X. Reservation of implementation
- The contractual performance is subject to the condition that it is impeded by no obstacles due to German, US American and other applicable national, EU or international regulations of foreign trade legislation and no embargos or other sanctions.
- The purchaser is obliged to produce all information and Documents required for the export, transfer or import.
XI. Impossibility, contract amendment
- If the delivery is impossible then the purchaser is entitled to demand damage compensation unless the supplier is not responsible for the impossibility. However the damage compensation of the purchaser is limited to 10% of the value of the respective portion of the delivery that cannot be used appropriately because of the impossibility. This does not apply if there is liability in cases of intent, gross negligence or due to injury to life, body or health; no change in the onus of proof to the detriment of the purchaser is associated with this. The right of the purchaser to withdraw from the contract remains unaffected.
- If events in accordance with art. IV no. 2 a) to c) significantly alter the economic significance or content of the delivery or have a significant effect on the business of the supplier then the contract will be amended appropriately in accordance with the requirements of good faith. If this is economically unjustifiable then the supplier has the right to withdraw from the contract. The same applies if required export licences are not issued or not usable. If the supplier wishes to exercise this right to withdraw then the same must notify the purchaser of this immediately after becoming aware of the scope of the event and even if an extension of the delivery period was initially agreed with the purchaser.
XII. Other damage compensation claims
- Unless specified otherwise in these GTCT damage compensation claims of the purchaser regardless of legal grounds and particularly due to breaches of duty from the obligation relationship and from unlawful acts are excluded.

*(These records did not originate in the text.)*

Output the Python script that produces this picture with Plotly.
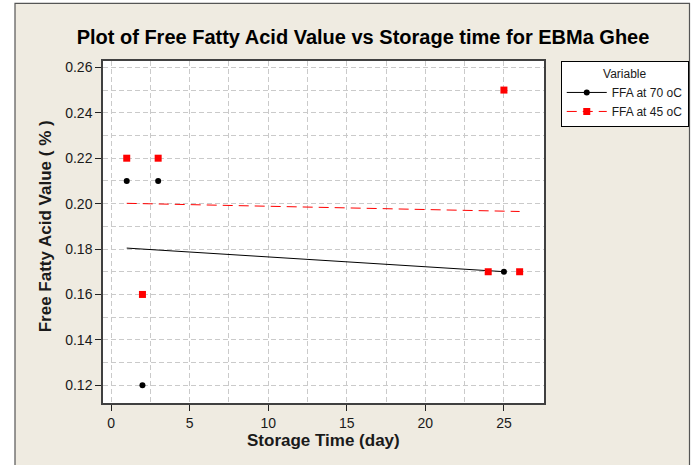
import numpy as np
import plotly.graph_objects as go

# Data
x70 = [1, 2, 3, 25]
y70 = [0.21, 0.12, 0.21, 0.17]
x45 = [1, 2, 3, 24, 25, 26]
y45 = [0.22, 0.16, 0.22, 0.17, 0.25, 0.17]
series_names = ["FFA at 70 oC", "FFA at 45 oC"]
title_text = "Plot of Free Fatty Acid Value vs Storage time for EBMa Ghee"
x_title = "Storage Time (day)"
y_title = "Free Fatty Acid Value ( % )"

FONT = "Arial, 'Liberation Sans', sans-serif"
BEIGE = "#EFEBE1"
GRID = "#CACACA"

def fit(xs, ys):
    b, a = np.polyfit(xs, ys, 1)
    xf = np.array([min(xs), max(xs)], dtype=float)
    return xf, a + b * xf

fx70, fy70 = fit(x70, y70)
fx45, fy45 = fit(x45, y45)

fig = go.Figure()
# fit lines
fig.add_trace(go.Scatter(x=fx70, y=fy70, mode="lines", line=dict(color="black", width=1),
                         showlegend=False, hoverinfo="skip"))
fig.add_trace(go.Scatter(x=fx45, y=fy45, mode="lines", line=dict(color="red", width=1, dash="10px,6px"),
                         showlegend=False, hoverinfo="skip"))
# data points
fig.add_trace(go.Scatter(x=x70, y=y70, mode="markers", marker=dict(color="black", size=6, symbol="circle"),
                         showlegend=False))
fig.add_trace(go.Scatter(x=x45, y=y45, mode="markers", marker=dict(color="red", size=7, symbol="square"),
                         showlegend=False))
# legend entries
fig.add_trace(go.Scatter(x=[None], y=[None], mode="lines+markers", name=series_names[0],
                         line=dict(color="black", width=1), marker=dict(color="black", size=6, symbol="circle")))
fig.add_trace(go.Scatter(x=[None], y=[None], mode="lines+markers", name=series_names[1],
                         line=dict(color="red", width=1, dash="10px,6px"),
                         marker=dict(color="red", size=7, symbol="square")))

fig.update_layout(
    width=692, height=465,
    margin=dict(l=103, r=148, t=61, b=62, autoexpand=False),
    paper_bgcolor="white",
    plot_bgcolor="white",
    font=dict(family=FONT, color="#1a1a1a", size=14),
    title=dict(text="<b>" + title_text + "</b>", x=363 / 692, xref="container", xanchor="center",
               y=1 - 37 / 465, yref="container", yanchor="middle",
               font=dict(size=20, color="black", family=FONT)),
    legend=dict(x=1.038, y=0.999, xanchor="left", yanchor="top", bgcolor="white",
                bordercolor="black", borderwidth=1,
                title=dict(text="Variable", side="top center", font=dict(size=12, color="#1a1a1a")),
                font=dict(size=12, color="#1a1a1a"), tracegroupgap=0, itemwidth=40),
    showlegend=True,
)

fig.update_xaxes(range=[-0.51, 27.55], tickmode="linear", tick0=0, dtick=5,
                 showgrid=True, gridcolor=GRID, griddash="5px,3px", gridwidth=1,
                 minor=dict(dtick=2.5, tick0=0, showgrid=True, gridcolor=GRID, griddash="5px,3px",
                            ticklen=0),
                 ticks="outside", ticklen=6, tickcolor="#222", zeroline=False,
                 showline=True, linecolor="#404040", linewidth=1.5, mirror=True,
                 tickfont=dict(size=14, color="#1a1a1a"))
fig.update_yaxes(range=[0.1122, 0.2628], tickmode="linear", tick0=0.12, dtick=0.02, tickformat=".2f",
                 showgrid=True, gridcolor=GRID, griddash="5px,3px", gridwidth=1,
                 minor=dict(dtick=0.01, tick0=0.12, showgrid=True, gridcolor=GRID, griddash="5px,3px",
                            ticklen=0),
                 ticks="outside", ticklen=6, tickcolor="#222", zeroline=False,
                 showline=True, linecolor="#404040", linewidth=1.5, mirror=True,
                 tickfont=dict(size=14, color="#1a1a1a"))

# figure background panel (beige with border) and white plot area
fig.add_shape(type="rect", xref="paper", yref="paper",
              x0=(15 - 103) / 441, x1=(689.5 - 103) / 441,
              y0=(402.7 - 470) / 342, y1=(402.7 - 3) / 342,
              fillcolor=BEIGE, line=dict(color="#555555", width=1.2), layer="below")
fig.add_shape(type="rect", xref="paper", yref="paper", x0=0, x1=1, y0=0, y1=1,
              fillcolor="white", line=dict(width=0), layer="below")

fig.add_annotation(text="<b>" + x_title + "</b>", xref="paper", yref="paper", x=0.5, y=(402.7 - 440) / 342,
                   xanchor="center", yanchor="middle", showarrow=False,
                   font=dict(size=17, color="#1a1a1a", family=FONT))
fig.add_annotation(text="<b>" + y_title + "</b>", xref="paper", yref="paper", x=(45 - 103) / 441,
                   y=(402.7 - 226) / 342, xanchor="center", yanchor="middle", textangle=-90,
                   showarrow=False, font=dict(size=17, color="#1a1a1a", family=FONT))

fig.write_html("out.html", config={"displayModeBar": False},
               post_script="document.body.style.margin='0';document.body.style.overflow='hidden';")
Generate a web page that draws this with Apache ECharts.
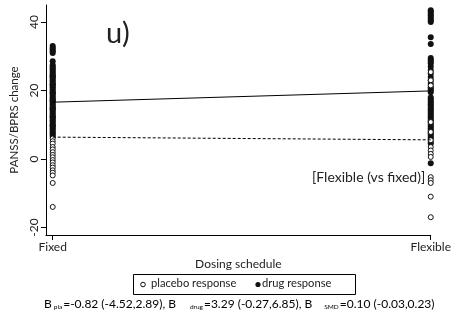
<!DOCTYPE html>
<html><head><meta charset="utf-8">
<script src="https://cdn.jsdelivr.net/npm/echarts@6/dist/echarts.min.js"></script>
<style>html,body{margin:0;padding:0;background:#fff}#c{width:454px;height:320px}</style>
</head><body><div id="c"></div>
<script>
const categories = ['Fixed', 'Flexible'];
const yTicks = [-20, 0, 20, 40];
const fixedDrug = [33, 32.5, 32, 31.5, 31, 28.6, 27.5, 27, 26.5, 26, 25.5, 25, 24.5, 24, 23.5, 23, 22.5, 22, 21.5, 21, 20.5, 20, 19.5, 19, 18.5, 18, 17.5, 17, 16.5, 16, 15.5, 15, 14.5, 14, 13.5, 13, 12.5, 12, 11.5, 11, 10.5, 10, 9.5, 9, 8.5, 8, 7.5, 7, 6.5, 24.2, 21.8, 19.3, 17.2, 14.8, 12.3, 9.8];
const fixedPlacebo = [6, 5.2, 4.5, 3.5, 2.8, 2, 1.2, 0.5, -0.3, -1, -1.8, -2.5, -3.3, -4, -4.8, -7, -14];
const flexibleDrug = [43.5, 43, 42.5, 42, 41.5, 41, 40.5, 40, 35.6, 33.6, 29.5, 29, 28.5, 28, 27, 26, 25, 24, 23, 22, 21, 20.5, 20, 19.5, 18, 17.5, 17, 16.5, 16, 15.5, 15, 14.5, 14, 13.5, 13, 12.5, 12, 11.5, 11, 10.5, 10, 9.5, 9, 8.5, 8, 7.5, 7, 6.5, 6, 5, 4.5, -1.2];
const flexiblePlacebo = [25.4, 23, 21.5, 10.8, 7.9, 5.5, 3.5, 2.5, 1.5, 0.6, -5.3, -6.2, -7, -11, -17];
const drugFit = [16.6, 19.9];
const placeboFit = [6.4, 5.6];

const F = 'Lato, "Open Sans", sans-serif';
const pts = (x, arr) => arr.map(v => [x, v]);
const chart = echarts.init(document.getElementById('c'), null, {renderer: 'canvas'});
chart.setOption({
  animation: false,
  grid: {left: 42, right: 17, top: 5, bottom: 85},
  xAxis: {
    type: 'value', min: -0.018, max: 1,
    name: 'Dosing schedule', nameLocation: 'middle', nameGap: 22,
    nameTextStyle: {fontFamily: F, fontSize: 12, color: '#222'},
    axisLine: {onZero: false, lineStyle: {color: '#000', width: 1}},
    axisTick: {show: true, length: 5, lineStyle: {color: '#000'}, customValues: [0, 1]},
    axisLabel: {fontFamily: F, fontSize: 12, color: '#222', margin: 6, customValues: [0, 1],
      formatter: v => categories[Math.round(v)]},
    splitLine: {show: false}
  },
  yAxis: {
    type: 'value', min: -22.2, max: 45,
    name: 'PANSS/BPRS change', nameLocation: 'middle', nameGap: 25,
    nameTextStyle: {fontFamily: F, fontSize: 11.5, color: '#222'},
    axisLine: {show: true, onZero: false, lineStyle: {color: '#000', width: 1}},
    axisTick: {show: true, length: 5, lineStyle: {color: '#000'}, customValues: yTicks},
    axisLabel: {fontFamily: F, fontSize: 12, color: '#222', rotate: 90, margin: 6, customValues: yTicks},
    splitLine: {show: false}
  },
  series: [
    {type: 'scatter', name: 'drug response', symbol: 'circle', symbolSize: 6,
     itemStyle: {color: '#111', opacity: 1},
     data: pts(0, fixedDrug).concat(pts(1, flexibleDrug))},
    {type: 'scatter', name: 'placebo response', symbol: 'circle', symbolSize: 5,
     itemStyle: {color: '#fff', borderColor: '#111', borderWidth: 1, opacity: 1},
     data: pts(0, fixedPlacebo).concat(pts(1, flexiblePlacebo))},
    {type: 'line', symbol: 'none', lineStyle: {color: '#000', width: 1},
     data: [[0, drugFit[0]], [1, drugFit[1]]], z: 5},
    {type: 'line', symbol: 'none', lineStyle: {color: '#000', width: 1, type: [3, 2]},
     data: [[0, placeboFit[0]], [1, placeboFit[1]]], z: 5}
  ],
  graphic: [
    {type: 'text', left: 106, top: 19, style: {text: 'u)', font: '29px ' + F, fill: '#222'}},
    {type: 'text', left: 312, top: 170, style: {text: '[Flexible (vs fixed)]', font: '14px ' + F, fill: '#222'}},
    {type: 'rect', shape: {x: 133.5, y: 274.5, width: 222, height: 20}, style: {fill: '#fff', stroke: '#000', lineWidth: 1}},
    {type: 'circle', shape: {cx: 143, cy: 284.5, r: 2.3}, style: {fill: '#fff', stroke: '#111', lineWidth: 1}},
    {type: 'text', left: 151, top: 278, style: {text: 'placebo response', font: '11.2px ' + F, fill: '#222'}},
    {type: 'circle', shape: {cx: 258, cy: 284.5, r: 2.6}, style: {fill: '#111'}},
    {type: 'text', left: 262, top: 278, style: {text: 'drug response', font: '11.2px ' + F, fill: '#222'}},
    {type: 'text', left: 44, top: 298, style: {
      text: '{n|B}{s|pla}{n|=-0.82 (-4.52,2.89), B}{s2|drug}{n|=3.29 (-0.27,6.85), B}{s3|SMD}{n|=0.10 (-0.03,0.23)}',
      rich: {
        n: {fontFamily: F, fontSize: 12, color: '#222', lineHeight: 15, verticalAlign: 'bottom'},
        s: {fontFamily: F, fontSize: 6.5, color: '#222', padding: [0, 1, 0, 2], lineHeight: 10, verticalAlign: 'bottom'},
        s2: {fontFamily: F, fontSize: 6.5, color: '#222', padding: [0, 1, 0, 14], lineHeight: 10, verticalAlign: 'bottom'},
        s3: {fontFamily: F, fontSize: 6.5, color: '#222', padding: [0, 1, 0, 12], lineHeight: 10, verticalAlign: 'bottom'}
      }
    }}
  ]
});
</script></body></html>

- This does not apply if there is liability as follows: a) under the German product liability act, b) in case of intent, c) in case of gross negligence of owners, legal representatives or senior staff, d) in case of malice, e) in case of non-compliance with an accepted guarantee, f) due to culpable injury to life, body or health or g) due to culpable breach of essential contractual obligations. The damage compensation entitlement for breach of essential contractual obligations is limited however to the foreseeable damages that are typical of the contract unless another of the aforementioned cases exists.
- No change in the onus of proof to the detriment of the purchaser is associated with the above provisions.
XIII. Place of jurisdiction and applicable law
- The registered office of the supplier is the sole place of jurisdiction in the case of all disputes arising directly or indirectly from the contractual relationship if the purchaser is a trader. The supplier is however also entitled to take legal proceedings at the registered office of the purchaser.
- This contract including its interpretation is subject to German law to the exclusion of the United Nations convention on contracts for the international sale of goods (CISG).
XIV. Binding nature of the contract
Even in the case of legal invalidity of individual provisions the contract remains binding in its remaining parts. This does not apply if adherence to the contract would represent unreasonable hardship for one party.